WHAT YOU HAVE TO DO —
Below are records; work out how many of their lines contain "with" and give only that number.

[Figure scripts]

+===+

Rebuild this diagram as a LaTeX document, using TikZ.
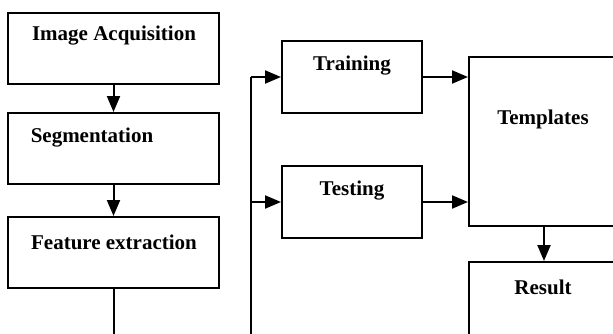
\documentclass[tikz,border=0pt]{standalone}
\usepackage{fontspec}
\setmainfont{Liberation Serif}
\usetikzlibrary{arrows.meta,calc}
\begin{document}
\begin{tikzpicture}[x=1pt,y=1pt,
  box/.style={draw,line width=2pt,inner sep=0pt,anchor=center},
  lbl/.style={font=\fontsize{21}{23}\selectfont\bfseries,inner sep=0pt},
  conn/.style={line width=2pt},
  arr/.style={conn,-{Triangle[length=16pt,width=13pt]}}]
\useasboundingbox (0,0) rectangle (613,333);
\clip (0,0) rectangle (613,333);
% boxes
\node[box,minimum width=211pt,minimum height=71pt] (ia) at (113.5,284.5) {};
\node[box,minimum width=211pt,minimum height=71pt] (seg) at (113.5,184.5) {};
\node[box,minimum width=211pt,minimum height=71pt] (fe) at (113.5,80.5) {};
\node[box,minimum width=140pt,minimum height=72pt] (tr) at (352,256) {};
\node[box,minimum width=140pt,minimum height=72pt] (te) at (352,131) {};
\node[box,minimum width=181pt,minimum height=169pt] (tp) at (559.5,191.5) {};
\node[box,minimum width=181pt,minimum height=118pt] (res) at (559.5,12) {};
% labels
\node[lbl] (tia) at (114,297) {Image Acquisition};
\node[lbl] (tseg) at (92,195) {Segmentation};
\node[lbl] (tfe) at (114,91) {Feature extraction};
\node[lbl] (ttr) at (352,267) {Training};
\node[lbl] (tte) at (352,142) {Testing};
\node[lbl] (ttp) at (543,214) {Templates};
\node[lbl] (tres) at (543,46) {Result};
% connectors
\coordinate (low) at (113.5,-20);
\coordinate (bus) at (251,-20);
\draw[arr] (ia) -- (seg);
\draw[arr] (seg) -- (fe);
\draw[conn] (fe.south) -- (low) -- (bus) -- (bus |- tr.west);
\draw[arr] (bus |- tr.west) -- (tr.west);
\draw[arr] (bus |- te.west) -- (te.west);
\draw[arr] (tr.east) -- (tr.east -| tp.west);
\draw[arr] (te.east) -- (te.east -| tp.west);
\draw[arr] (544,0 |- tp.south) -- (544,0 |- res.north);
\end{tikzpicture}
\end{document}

+===+

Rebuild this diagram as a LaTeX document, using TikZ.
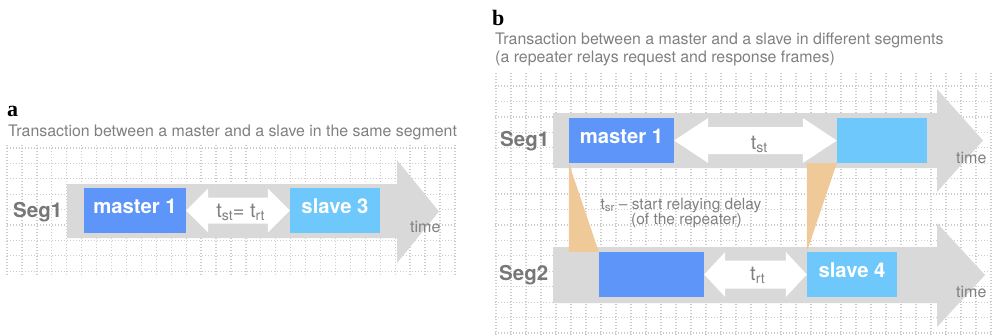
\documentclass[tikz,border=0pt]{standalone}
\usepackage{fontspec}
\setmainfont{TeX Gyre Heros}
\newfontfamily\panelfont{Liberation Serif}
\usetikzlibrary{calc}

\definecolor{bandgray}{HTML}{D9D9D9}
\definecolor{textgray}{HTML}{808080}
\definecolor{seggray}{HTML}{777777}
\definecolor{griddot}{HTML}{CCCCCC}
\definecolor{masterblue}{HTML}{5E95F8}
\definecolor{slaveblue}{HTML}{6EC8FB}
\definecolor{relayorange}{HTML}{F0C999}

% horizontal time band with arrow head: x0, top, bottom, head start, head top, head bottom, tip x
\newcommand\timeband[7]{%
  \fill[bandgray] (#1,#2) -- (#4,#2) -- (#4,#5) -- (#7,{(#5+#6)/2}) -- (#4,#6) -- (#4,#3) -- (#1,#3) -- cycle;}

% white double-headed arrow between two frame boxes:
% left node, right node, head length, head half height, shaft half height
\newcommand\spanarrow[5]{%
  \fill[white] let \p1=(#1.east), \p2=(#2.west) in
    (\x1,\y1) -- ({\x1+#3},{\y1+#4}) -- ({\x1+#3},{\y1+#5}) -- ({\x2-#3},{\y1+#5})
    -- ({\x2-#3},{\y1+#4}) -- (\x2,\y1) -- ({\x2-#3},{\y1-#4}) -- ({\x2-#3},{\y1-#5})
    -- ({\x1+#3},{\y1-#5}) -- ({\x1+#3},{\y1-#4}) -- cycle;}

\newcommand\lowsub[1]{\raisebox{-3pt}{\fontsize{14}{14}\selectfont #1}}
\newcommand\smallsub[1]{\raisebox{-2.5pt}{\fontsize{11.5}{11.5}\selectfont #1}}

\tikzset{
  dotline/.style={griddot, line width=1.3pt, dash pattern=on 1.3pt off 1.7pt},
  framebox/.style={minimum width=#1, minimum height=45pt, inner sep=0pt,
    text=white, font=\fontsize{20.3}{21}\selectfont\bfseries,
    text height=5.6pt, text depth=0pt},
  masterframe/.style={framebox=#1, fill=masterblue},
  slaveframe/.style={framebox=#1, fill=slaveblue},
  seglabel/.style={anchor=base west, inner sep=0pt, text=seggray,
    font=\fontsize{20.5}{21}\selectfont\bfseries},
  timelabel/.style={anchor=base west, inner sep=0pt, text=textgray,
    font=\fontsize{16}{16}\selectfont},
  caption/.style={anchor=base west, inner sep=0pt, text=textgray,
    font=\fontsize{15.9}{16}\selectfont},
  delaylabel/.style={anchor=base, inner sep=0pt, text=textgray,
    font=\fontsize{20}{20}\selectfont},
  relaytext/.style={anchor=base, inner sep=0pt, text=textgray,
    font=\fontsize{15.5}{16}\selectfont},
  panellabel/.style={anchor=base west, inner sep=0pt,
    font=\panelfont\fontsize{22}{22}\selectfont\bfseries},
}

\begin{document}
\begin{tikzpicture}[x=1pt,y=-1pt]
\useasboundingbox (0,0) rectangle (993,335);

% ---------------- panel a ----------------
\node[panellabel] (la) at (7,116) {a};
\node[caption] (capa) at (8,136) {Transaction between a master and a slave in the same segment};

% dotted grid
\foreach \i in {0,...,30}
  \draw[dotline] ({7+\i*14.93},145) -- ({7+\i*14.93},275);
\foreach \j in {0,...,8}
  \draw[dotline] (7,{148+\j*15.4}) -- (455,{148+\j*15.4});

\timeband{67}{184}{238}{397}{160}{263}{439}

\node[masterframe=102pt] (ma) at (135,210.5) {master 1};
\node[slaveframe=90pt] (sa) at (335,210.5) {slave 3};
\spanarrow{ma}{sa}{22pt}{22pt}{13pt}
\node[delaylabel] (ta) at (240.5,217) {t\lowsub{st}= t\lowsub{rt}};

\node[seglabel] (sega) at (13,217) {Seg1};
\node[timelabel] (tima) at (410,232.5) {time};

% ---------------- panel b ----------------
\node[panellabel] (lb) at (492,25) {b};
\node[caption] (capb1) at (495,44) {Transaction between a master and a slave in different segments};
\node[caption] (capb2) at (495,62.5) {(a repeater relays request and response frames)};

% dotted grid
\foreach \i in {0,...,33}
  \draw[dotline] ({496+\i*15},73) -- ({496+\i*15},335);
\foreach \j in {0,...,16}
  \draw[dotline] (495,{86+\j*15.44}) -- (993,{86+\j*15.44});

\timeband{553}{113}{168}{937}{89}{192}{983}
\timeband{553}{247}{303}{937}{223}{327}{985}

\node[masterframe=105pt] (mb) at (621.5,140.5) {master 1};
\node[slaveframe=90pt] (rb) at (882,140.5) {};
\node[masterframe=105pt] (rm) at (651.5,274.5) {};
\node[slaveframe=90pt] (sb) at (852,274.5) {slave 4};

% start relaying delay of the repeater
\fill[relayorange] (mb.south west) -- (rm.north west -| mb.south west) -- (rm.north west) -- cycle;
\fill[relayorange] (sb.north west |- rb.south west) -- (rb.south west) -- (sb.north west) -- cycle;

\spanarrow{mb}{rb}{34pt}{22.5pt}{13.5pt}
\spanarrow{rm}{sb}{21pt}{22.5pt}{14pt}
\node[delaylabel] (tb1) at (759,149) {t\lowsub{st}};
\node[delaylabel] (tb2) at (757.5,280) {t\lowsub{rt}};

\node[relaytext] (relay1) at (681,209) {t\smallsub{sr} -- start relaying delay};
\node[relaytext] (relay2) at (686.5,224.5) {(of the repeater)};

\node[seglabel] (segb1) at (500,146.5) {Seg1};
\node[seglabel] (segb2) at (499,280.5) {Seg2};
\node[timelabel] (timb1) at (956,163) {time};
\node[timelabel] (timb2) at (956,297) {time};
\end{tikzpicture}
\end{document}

+===+

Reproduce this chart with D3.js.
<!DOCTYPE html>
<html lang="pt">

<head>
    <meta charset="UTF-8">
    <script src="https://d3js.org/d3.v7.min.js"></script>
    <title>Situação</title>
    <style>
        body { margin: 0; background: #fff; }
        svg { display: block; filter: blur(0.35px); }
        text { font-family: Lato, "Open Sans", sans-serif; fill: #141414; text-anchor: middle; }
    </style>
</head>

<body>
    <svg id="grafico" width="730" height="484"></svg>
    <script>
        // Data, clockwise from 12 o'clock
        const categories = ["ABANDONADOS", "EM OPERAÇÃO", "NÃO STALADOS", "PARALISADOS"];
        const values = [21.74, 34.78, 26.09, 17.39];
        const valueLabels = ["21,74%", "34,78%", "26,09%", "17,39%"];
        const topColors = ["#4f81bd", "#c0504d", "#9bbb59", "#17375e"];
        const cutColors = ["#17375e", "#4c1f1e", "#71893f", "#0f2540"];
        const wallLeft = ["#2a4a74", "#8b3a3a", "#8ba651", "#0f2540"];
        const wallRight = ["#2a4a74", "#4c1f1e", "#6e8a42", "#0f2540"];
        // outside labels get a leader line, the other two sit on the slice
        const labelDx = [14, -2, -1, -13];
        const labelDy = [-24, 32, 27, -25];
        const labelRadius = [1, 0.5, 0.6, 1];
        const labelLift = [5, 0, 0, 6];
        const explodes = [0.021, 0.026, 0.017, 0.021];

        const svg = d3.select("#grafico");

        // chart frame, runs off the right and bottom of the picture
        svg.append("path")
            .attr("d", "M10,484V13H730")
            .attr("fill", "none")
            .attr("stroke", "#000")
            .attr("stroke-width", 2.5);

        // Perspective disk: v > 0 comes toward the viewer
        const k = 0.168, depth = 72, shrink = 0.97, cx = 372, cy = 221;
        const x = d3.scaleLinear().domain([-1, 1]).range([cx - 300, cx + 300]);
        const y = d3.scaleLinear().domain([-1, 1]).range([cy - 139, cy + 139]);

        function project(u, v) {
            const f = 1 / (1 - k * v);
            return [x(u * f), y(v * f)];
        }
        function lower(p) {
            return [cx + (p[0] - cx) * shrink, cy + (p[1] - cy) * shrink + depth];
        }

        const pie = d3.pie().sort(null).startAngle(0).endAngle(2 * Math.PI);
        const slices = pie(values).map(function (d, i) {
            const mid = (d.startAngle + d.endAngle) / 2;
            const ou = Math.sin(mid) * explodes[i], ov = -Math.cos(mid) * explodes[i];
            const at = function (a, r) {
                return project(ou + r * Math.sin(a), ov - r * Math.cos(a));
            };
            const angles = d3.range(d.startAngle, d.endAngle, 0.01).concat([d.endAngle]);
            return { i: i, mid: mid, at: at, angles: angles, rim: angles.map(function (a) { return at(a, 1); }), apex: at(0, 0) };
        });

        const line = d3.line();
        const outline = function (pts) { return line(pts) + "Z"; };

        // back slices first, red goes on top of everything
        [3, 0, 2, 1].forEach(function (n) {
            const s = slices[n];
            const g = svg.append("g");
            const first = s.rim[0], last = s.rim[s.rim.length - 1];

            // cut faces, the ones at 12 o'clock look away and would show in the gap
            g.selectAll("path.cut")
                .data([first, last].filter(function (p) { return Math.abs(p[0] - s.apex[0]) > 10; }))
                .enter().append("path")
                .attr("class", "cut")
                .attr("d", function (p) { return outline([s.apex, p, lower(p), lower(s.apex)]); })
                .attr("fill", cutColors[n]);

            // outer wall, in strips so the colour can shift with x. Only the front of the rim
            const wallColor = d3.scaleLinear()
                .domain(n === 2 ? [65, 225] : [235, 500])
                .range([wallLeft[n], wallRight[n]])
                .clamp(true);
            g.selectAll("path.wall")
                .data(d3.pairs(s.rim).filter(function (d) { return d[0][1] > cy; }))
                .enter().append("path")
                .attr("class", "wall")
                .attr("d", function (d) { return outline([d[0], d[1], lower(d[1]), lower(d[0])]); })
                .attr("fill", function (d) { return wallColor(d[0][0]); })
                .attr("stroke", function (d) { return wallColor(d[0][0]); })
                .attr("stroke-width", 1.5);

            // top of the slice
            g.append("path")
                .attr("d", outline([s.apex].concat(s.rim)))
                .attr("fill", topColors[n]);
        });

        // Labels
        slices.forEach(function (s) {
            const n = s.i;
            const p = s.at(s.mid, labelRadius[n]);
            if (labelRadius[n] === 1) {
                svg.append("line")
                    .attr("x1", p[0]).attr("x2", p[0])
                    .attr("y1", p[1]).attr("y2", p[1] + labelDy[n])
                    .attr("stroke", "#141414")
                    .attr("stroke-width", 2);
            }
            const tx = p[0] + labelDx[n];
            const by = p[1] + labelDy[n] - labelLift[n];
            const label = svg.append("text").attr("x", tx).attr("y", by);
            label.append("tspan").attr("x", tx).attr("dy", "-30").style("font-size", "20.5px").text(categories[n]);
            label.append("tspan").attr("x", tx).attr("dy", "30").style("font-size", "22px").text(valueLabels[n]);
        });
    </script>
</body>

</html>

+===+

THE REPLY —
3